C’était la nuit du 2 au 3 décembre 1984. L’usine chimique d’Union Carbide explose, libérant dans l’atmosphère un nuage toxique de quarante-deux tonnes d’isocyanate de méthyle (MIC). Ce composé organique à base de phosgène, plus connu sous le nom de gaz moutarde, survole la ville du nord de l’Inde et tue plus de 3500 personnes quasi-instantanément. L’usine construite dans la capitale de l’Etat du Madhya Pradesh produisait 5000 tonnes de pesticides par an, mais était surtout fournisseuse d’emplois. Une véritable manne pour les indiens qui ont afflué dès 1978, faisant émerger autour de l’usine une véritable ville. Aucun ne se doutait que le rêve deviendrait cauchemar.
Comment une telle catastrophe a-t-elle pu se produire ? Bhopal est la conséquence terrible d’une succession d’incidents sous-estimés et non résolus. Tout commence par un dysfonctionnement. Une vanne restée ouverte alors qu’elle aurait dû être fermée provoque l’inondation d’un réservoir de MIC. La pression augmente, mais personne n’en tient compte. 3 heures plus tard, le couvercle en béton se fissure et la valve de sécurité explose, libérant le gaz hautement toxique sur une surface de 25 km².
Le drame de Bhopal est l’accident industriel le plus meurtrier. Au-delà des milliers de morts directement liés à l’intoxication au nuage de gaz, les terres et les eaux du secteur contaminées continuent à empoisonner les habitants. Les négligences dans la gestion de la sécurité de l’usine chimique ont conduit à des agissements contestables, comme l’enfouissement de déchets sous terre, qui ont pollué et polluent toujours les nappes phréatiques. L’explosion n’était en fait que le point d’orgue de plusieurs années de défaillances.

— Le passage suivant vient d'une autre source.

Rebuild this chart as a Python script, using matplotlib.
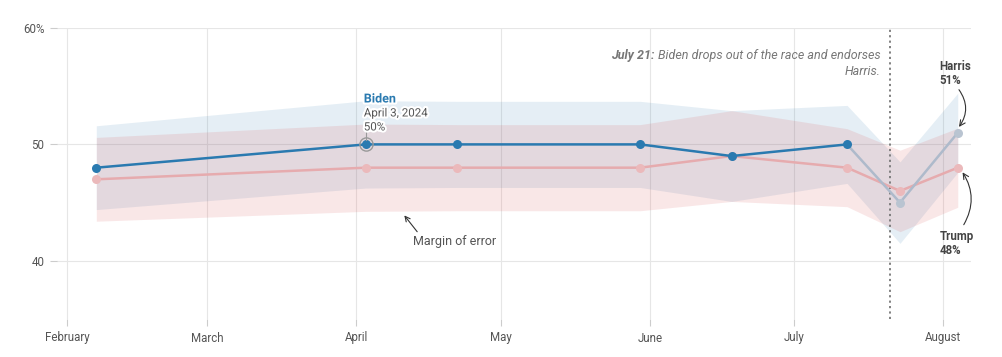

Derrière le drame de l’accident se révèle l’incapacité de nettoyer et de décontaminer. En effet, suite à la libération du nuage de MIC, le site n’a été fermé qu’au bout de 3 jours et n’est toujours pas décontaminé ! Il faut dire que le chantier est colossal et fait face à deux problématiques : le traitement des déchets du site et la décontamination des sols. Or, l’Inde ne dispose pas des compétences techniques pour incinérer les déchets. Il faut donc trouver un partenaire pour s’en charger. Début 2014, l’Allemagne était d’accord pour récupérer et acheminer sur son sol trois cent quarante sept tonnes des déchets indiens, avant de se rétracter. A ce jour, aucune solution n’est avancée pour le traitement des déchets, sachant que les trois cent quarante sept tonnes n’étaient qu’un début. On estime que plusieurs milliers de tonnes jonchent encore les sols. Malheureusement, si des indemnisations ont été versées aux familles ayant pu prouver qu’elles ont été touchées, rien n’a été entrepris au cours des trente dernières années pour assainir le territoire. Actuellement aux mains de Dow Chemical, l’usine d’Union Carbide reste abandonnée à son sort, et avec elle les populations locales.